Before you read on, go ahead and attempt to poke your elbow in your eye.
Were you successful? I’m not going to say that it is impossible, because I don’t personally know 7.5 billion persons. There is, no doubt, someone limber enough to accomplish this feat.
For the overwhelming majority of us, it is impossible to touch every portion of our body. I know that no one needs someone to poke them in the eye, but we might need someone to assist viewing an area of our body that we have concerns with.
A pain inside might need an xray.
A blemish back of our head might need someone else to view.
Our countenance might be down, and we are unaware.
We are meant to live in community. The community is made of family, friends, and even sometimes strangers that God brings into our lives for a season.
The community that I live in is called “the church.” The bible word for “church” is the same word that the Roman and Greek community used for a political gathering; an assembly for a specific purpose.
In modern American Christianity, we have departed from community. We have adopted the idea of Jesus’ being our personal savior to the degree that the majority of those who identify as Christians are not members of a local assembly. More specifically, the majority of America (in other words, more than 50%) identify as Christian, but less than 20% of Americans are connected to a local assembly.
In the garden of Eden, God said, “it isn’t good that man should be alone.” Specifically, He was referring to Adam, the man; in the wholistic sense, He was referring to mankind. In the history of the world, God formed a family, then through Abraham God formed a people, and then through Jesus the Son of God, God formed a forever family; the church.
Church life isn’t just about attendance, giving offerings, and pot luck suppers, (but all three are necessary… I really miss potlucks!). Church life involves life together. Church life involves us speaking into one another, and holding one another accountable.
Paul writes to the Corinthian church about a horrible situation. Read I Corinthians 5. A man in the church is having an adulterous affair with his step mother. The church is rejoicing about it, rather than taking action. Paul minces no words: “…you must throw the man out and hand him over to satan so that his sinful nature will be destroyed and he himself will be saved on the day the Lord returns.” I Corinthians 5:5
Later, in Paul’s next letter, he addresses restoring the man back into the fellowship of believers. This could not have happened if the church didn’t hold one another accountable.
It seems that now, on a regular basis, ministers of the gospel are being exposed for gross sin. Many of them have no accountability, or what they have is a group of “yes men” that don’t ask the hard questions.

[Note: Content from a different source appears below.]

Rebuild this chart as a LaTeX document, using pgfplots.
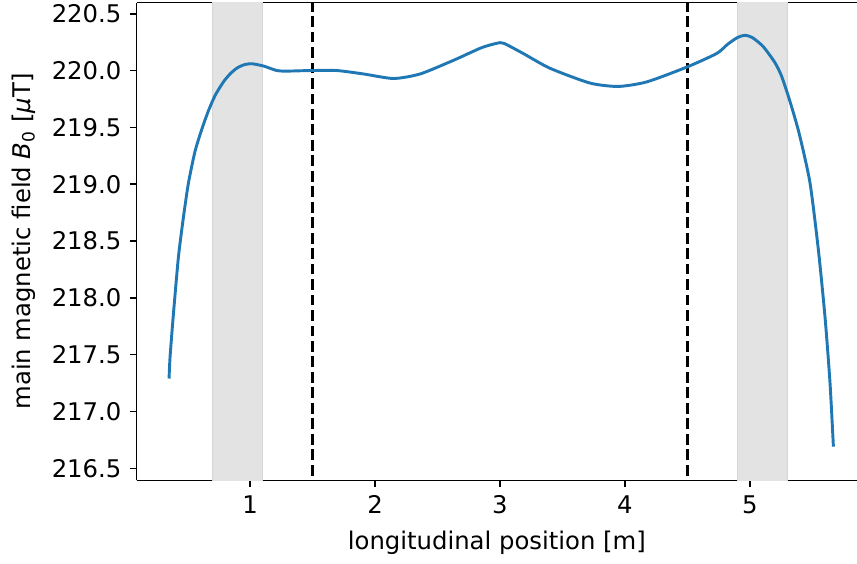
\documentclass[border=0pt]{standalone}
\usepackage{fontspec}
\setmainfont{DejaVu Sans}
\usepackage{pgfplots}
\pgfplotsset{compat=1.18}
\definecolor{tabblue}{HTML}{1F77B4}
\begin{document}
\fontsize{12.5}{15}\selectfont
\begin{tikzpicture}
\useasboundingbox (-70.26pt,-42.51pt) rectangle (370.23pt,246.88pt);
\begin{axis}[
  at={(0,0)}, anchor=south west,
  scale only axis, width=370.23pt, height=245.49pt,
  xmin=0.093, xmax=5.857, ymin=216.394, ymax=220.597,
  axis y line*=left, axis x line*=box,
  axis line style={line width=0.8pt},
  tick align=outside, xtick pos=bottom, ytick pos=left,
  major tick length=3.5pt,
  tick style={line width=0.8pt, black},
  xtick={1,2,3,4,5},
  ytick={216.5,217,217.5,218,218.5,219,219.5,220,220.5},
  yticklabel style={/pgf/number format/fixed, /pgf/number format/fixed zerofill, /pgf/number format/precision=1},
  xticklabel style={/pgf/number format/fixed},
  /pgf/number format/assume math mode=true,
  ticklabel style={font=\fontsize{12.5}{15}\selectfont},
  label style={font=\fontsize{12.5}{15}\selectfont},
  xlabel={longitudinal position [m]},
  ylabel={main magnetic field \textit{B}\textsubscript{0} [\textit{μ}T]},
  clip=true,
]
\addplot[fill=black!11, draw=black!16, line width=0.6pt] coordinates {(0.7,216.3) (1.1,216.3) (1.1,220.7) (0.7,220.7)} -- cycle;
\addplot[fill=black!11, draw=black!16, line width=0.6pt] coordinates {(4.9,216.3) (5.3,216.3) (5.3,220.7) (4.9,220.7)} -- cycle;
\addplot[black, line width=1.5pt, dash pattern=on 5.55pt off 2.4pt] coordinates {(1.5,216.3) (1.5,220.7)};
\addplot[black, line width=1.5pt, dash pattern=on 5.55pt off 2.4pt] coordinates {(4.5,216.3) (4.5,220.7)};
\addplot[tabblue, line width=1.5pt, smooth, tension=0.4] coordinates {
(0.352,217.29) (0.36,217.48) (0.387,217.86) (0.427,218.36) (0.467,218.71)
(0.507,219.01) (0.56,219.29) (0.613,219.48) (0.665,219.64) (0.72,219.78)
(0.787,219.90) (0.84,219.97) (0.893,220.02) (0.95,220.05) (1.013,220.06) (1.107,220.04) (1.214,220.00)
(1.294,219.995) (1.48,220.0) (1.694,220.0) (1.908,219.97) (2.148,219.93)
(2.361,219.97) (2.628,220.09) (2.85,220.20) (2.975,220.24) (3.03,220.24)
(3.186,220.15) (3.40,220.02) (3.72,219.89) (3.946,219.86) (4.174,219.90)
(4.494,220.03) (4.734,220.15) (4.82,220.23) (4.90,220.29) (4.961,220.31) (5.02,220.29) (5.107,220.21)
(5.2,220.07) (5.25,219.96) (5.3,219.80) (5.35,219.62) (5.4,219.42) (5.481,219.01)
(5.548,218.42) (5.601,217.83) (5.641,217.25) (5.668,216.69)
};
\end{axis}
\end{tikzpicture}
\end{document}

Most people, when confronted with sin deny, deflect, and defend. This is not the pathway to righteousness; its the pathway to destruction.
When I was in the Army, I HAD to depend upon my battle buddies to ensure my uniform was “dress right dress.” As a matter of fact, we inspected everything on a regular basis; uniform, personal appearance, equipment check, vehicle safety inspection. The answer is obvious: we wanted to be battle ready.
We should welcome others that love and care for us to see the areas of our life that are blindspots. We all have them! We can’t poke our elbow into our eye.
One of the most misunderstood and misapplied scriptures is the “speck in your eye” scripture. People often refer to it in more of a “people that live in glass houses” fashion. Let’s read it together: “Hypocrite! First get rid of the log in your own eye; then you will see well enough to deal with the speck in your friend’s eye,” (Matthew 7:5 NLT).
Notice, both log eye guy and speck eye guy have issues! Let’s keep our way clear, not so that we never address the faults and sins of others, but so that we can see our way clear enough to help one another.
Judgment isn’t rejection; its our salvation!